=== Challenge ===
Search the data below for the string "matplotlib". Extract every line that contains it.

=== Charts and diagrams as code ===
-- begin --
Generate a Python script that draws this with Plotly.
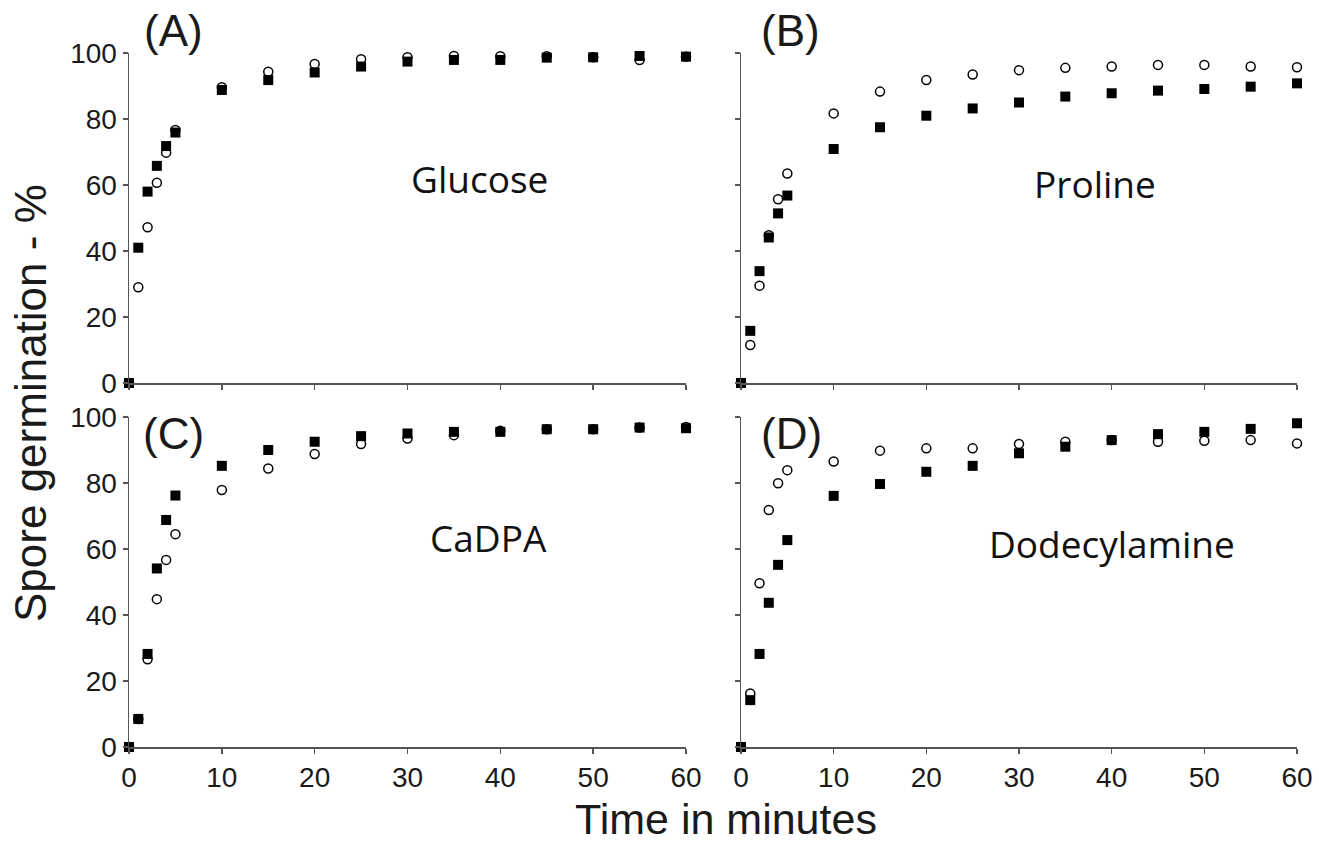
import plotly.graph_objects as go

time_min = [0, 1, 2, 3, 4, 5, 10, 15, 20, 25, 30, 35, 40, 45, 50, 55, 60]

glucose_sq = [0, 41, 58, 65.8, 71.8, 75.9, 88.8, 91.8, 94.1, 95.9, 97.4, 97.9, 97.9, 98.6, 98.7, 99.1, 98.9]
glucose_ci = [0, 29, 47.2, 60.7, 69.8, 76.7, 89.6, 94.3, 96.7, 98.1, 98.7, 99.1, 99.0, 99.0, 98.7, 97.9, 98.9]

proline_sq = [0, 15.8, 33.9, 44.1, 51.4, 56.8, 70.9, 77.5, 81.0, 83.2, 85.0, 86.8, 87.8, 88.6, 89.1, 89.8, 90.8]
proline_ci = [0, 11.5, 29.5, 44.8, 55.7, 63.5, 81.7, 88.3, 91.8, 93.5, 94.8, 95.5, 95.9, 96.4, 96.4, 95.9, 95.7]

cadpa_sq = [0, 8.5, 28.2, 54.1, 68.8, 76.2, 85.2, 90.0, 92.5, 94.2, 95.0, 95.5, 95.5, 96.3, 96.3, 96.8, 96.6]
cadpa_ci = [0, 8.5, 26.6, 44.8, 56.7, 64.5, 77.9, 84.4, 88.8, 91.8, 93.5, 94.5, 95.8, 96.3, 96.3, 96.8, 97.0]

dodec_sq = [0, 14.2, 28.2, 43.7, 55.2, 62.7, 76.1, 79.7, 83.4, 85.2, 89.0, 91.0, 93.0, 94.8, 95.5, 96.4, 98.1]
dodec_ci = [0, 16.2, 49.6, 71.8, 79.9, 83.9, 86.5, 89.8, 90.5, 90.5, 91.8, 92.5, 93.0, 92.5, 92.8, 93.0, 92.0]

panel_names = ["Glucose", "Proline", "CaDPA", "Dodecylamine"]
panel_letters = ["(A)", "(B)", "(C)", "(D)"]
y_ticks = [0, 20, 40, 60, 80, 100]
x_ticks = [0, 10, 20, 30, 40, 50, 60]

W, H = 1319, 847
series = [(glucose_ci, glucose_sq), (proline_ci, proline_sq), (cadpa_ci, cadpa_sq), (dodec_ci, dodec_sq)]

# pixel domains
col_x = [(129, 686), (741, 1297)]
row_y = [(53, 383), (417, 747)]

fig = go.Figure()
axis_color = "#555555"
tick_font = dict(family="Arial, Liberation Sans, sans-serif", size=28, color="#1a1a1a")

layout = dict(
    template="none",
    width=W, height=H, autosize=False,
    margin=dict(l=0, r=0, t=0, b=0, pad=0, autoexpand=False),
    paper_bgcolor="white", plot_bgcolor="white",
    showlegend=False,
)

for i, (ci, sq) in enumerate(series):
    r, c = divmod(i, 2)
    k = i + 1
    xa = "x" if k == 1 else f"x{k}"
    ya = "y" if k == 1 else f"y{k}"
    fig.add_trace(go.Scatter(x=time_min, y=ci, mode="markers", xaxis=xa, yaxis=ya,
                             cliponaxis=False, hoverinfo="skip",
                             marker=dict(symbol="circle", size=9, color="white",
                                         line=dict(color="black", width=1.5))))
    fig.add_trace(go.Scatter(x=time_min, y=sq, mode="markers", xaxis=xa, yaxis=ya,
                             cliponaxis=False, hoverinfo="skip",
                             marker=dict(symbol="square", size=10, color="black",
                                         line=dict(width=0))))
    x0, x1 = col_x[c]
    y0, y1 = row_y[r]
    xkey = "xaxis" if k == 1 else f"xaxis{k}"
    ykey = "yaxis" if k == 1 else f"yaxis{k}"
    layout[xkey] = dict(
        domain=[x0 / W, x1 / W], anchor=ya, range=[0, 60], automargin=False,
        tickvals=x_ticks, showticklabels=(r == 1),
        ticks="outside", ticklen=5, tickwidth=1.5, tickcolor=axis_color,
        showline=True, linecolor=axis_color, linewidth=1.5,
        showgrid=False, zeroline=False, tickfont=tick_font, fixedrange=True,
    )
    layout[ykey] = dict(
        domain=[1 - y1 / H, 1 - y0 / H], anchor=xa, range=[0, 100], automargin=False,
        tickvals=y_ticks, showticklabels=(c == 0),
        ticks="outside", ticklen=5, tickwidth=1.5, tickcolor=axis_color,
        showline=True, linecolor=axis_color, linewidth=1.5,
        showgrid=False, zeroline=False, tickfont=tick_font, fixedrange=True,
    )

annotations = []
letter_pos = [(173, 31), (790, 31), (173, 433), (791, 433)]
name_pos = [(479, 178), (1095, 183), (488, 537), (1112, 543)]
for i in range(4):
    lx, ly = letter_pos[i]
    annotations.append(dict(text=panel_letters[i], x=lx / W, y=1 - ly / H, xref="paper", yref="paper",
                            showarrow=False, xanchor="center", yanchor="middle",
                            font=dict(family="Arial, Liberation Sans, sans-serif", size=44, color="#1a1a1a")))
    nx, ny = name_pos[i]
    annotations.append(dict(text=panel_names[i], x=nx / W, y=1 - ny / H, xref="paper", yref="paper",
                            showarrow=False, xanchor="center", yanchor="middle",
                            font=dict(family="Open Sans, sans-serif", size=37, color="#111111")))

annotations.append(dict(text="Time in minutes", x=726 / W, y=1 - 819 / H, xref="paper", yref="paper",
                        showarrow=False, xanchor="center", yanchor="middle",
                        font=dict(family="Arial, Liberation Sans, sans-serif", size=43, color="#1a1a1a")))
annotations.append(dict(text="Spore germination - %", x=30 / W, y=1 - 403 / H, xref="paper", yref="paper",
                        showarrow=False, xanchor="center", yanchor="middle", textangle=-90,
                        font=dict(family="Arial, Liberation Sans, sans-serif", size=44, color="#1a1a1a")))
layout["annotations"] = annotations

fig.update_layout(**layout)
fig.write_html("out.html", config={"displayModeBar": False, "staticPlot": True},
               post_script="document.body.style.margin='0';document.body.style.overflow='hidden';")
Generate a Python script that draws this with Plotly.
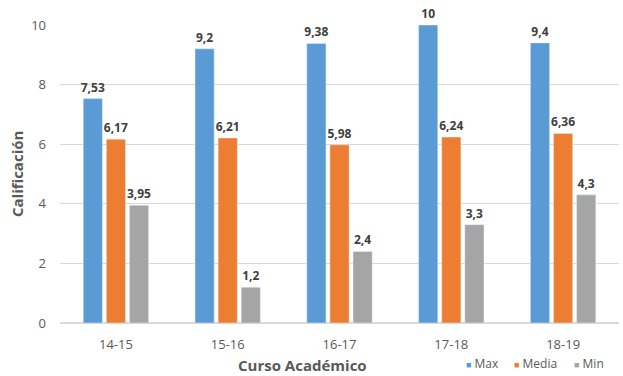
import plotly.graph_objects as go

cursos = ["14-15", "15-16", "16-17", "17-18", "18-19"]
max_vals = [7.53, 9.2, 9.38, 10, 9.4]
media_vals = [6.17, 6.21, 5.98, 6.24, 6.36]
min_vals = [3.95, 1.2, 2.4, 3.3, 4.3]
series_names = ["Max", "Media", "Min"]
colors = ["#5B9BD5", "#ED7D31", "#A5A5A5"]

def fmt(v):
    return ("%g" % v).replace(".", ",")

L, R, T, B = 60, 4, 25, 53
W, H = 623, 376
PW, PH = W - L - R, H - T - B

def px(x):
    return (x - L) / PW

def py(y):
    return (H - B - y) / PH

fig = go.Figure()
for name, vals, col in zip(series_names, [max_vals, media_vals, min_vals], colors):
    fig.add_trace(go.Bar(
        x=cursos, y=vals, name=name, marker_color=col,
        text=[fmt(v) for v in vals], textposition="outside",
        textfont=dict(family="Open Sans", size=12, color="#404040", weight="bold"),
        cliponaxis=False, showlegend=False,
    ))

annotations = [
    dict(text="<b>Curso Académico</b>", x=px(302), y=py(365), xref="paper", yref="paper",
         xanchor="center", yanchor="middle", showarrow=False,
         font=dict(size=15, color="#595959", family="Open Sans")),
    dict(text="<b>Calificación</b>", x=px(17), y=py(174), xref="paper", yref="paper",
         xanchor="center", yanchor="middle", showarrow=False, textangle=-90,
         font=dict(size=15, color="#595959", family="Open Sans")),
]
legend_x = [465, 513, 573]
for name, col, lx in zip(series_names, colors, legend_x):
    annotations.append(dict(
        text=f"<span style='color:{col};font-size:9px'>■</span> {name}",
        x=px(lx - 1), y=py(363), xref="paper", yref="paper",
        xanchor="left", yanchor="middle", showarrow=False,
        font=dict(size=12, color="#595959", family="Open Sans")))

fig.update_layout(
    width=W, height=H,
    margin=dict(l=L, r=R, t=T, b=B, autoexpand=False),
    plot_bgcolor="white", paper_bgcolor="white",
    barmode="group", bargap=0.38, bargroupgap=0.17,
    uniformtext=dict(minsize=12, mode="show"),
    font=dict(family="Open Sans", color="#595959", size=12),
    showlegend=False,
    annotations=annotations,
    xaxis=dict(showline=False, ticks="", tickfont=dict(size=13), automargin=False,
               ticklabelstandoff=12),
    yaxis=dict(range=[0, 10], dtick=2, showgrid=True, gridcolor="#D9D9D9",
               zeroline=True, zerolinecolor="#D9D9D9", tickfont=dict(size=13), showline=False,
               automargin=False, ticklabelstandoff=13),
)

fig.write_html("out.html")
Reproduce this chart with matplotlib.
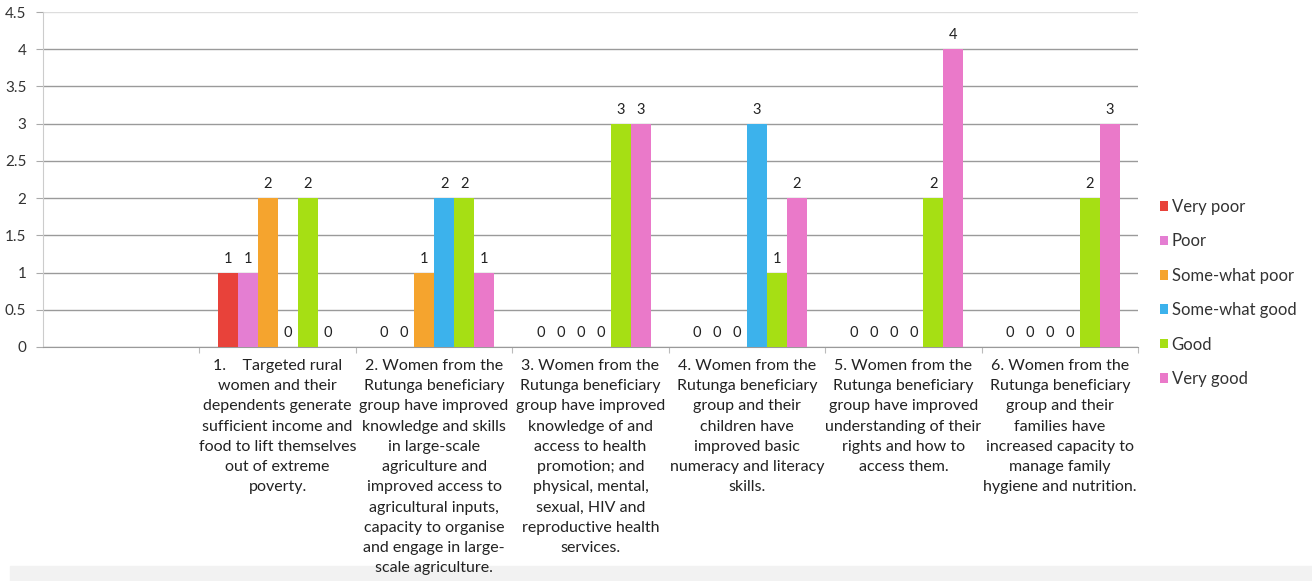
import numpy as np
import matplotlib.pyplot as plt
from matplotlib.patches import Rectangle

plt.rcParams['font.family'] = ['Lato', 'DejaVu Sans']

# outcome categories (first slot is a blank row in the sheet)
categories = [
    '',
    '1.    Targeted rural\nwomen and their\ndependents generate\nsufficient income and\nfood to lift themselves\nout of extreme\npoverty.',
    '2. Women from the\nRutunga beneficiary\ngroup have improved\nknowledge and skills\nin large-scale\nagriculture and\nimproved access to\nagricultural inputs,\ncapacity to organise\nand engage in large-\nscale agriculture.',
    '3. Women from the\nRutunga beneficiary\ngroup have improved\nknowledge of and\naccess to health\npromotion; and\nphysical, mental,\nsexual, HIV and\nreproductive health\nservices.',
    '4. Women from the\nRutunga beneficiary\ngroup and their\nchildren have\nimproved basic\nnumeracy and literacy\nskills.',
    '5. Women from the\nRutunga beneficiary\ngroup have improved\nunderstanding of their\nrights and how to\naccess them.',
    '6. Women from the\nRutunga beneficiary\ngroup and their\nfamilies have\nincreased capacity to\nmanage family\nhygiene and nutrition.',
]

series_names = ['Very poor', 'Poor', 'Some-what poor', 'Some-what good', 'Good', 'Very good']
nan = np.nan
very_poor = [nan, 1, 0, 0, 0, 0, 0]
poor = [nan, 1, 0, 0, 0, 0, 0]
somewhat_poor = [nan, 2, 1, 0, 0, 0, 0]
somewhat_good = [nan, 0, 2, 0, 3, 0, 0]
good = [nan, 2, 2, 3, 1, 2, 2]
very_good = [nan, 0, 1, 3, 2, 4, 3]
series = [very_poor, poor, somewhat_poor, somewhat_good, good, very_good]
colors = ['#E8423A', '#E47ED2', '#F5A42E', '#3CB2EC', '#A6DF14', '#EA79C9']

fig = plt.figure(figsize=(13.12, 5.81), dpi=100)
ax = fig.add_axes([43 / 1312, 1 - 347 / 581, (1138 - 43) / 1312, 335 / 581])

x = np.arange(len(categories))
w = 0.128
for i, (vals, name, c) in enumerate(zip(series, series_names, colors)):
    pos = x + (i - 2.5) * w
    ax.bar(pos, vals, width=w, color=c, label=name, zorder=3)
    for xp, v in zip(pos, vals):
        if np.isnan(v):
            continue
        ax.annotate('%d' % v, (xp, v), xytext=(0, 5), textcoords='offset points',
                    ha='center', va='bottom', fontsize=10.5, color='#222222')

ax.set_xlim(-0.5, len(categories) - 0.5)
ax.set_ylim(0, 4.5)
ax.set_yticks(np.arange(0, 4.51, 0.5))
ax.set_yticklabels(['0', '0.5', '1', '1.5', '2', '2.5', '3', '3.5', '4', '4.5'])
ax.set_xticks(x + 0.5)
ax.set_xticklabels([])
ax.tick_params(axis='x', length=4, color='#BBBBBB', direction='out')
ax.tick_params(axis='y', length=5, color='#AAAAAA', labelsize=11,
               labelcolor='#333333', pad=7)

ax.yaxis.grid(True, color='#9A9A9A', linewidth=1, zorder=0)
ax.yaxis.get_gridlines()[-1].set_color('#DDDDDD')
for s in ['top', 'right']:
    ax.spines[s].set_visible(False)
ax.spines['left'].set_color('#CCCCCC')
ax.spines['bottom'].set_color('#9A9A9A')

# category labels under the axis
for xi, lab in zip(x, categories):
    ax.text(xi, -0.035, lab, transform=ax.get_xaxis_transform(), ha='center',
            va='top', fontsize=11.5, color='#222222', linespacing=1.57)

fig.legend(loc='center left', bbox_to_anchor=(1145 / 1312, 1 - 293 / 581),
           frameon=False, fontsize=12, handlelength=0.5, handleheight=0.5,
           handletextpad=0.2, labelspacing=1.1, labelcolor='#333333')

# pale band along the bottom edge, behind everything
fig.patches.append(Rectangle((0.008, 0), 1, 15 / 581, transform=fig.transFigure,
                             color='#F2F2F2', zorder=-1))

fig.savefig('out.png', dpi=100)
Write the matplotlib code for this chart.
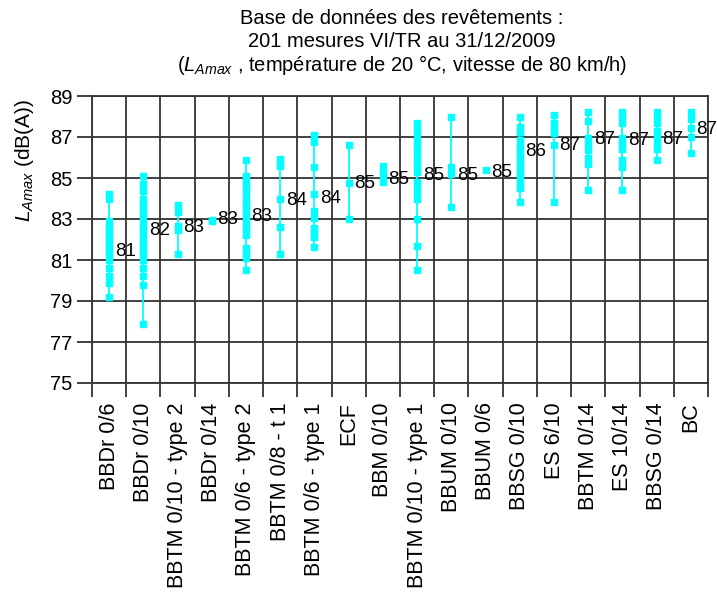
-- end --
=== Answer to this problem ===
Reproduce this chart with matplotlib.
import matplotlib.pyplot as plt
from matplotlib.patches import Rectangle
Write the matplotlib code for this chart.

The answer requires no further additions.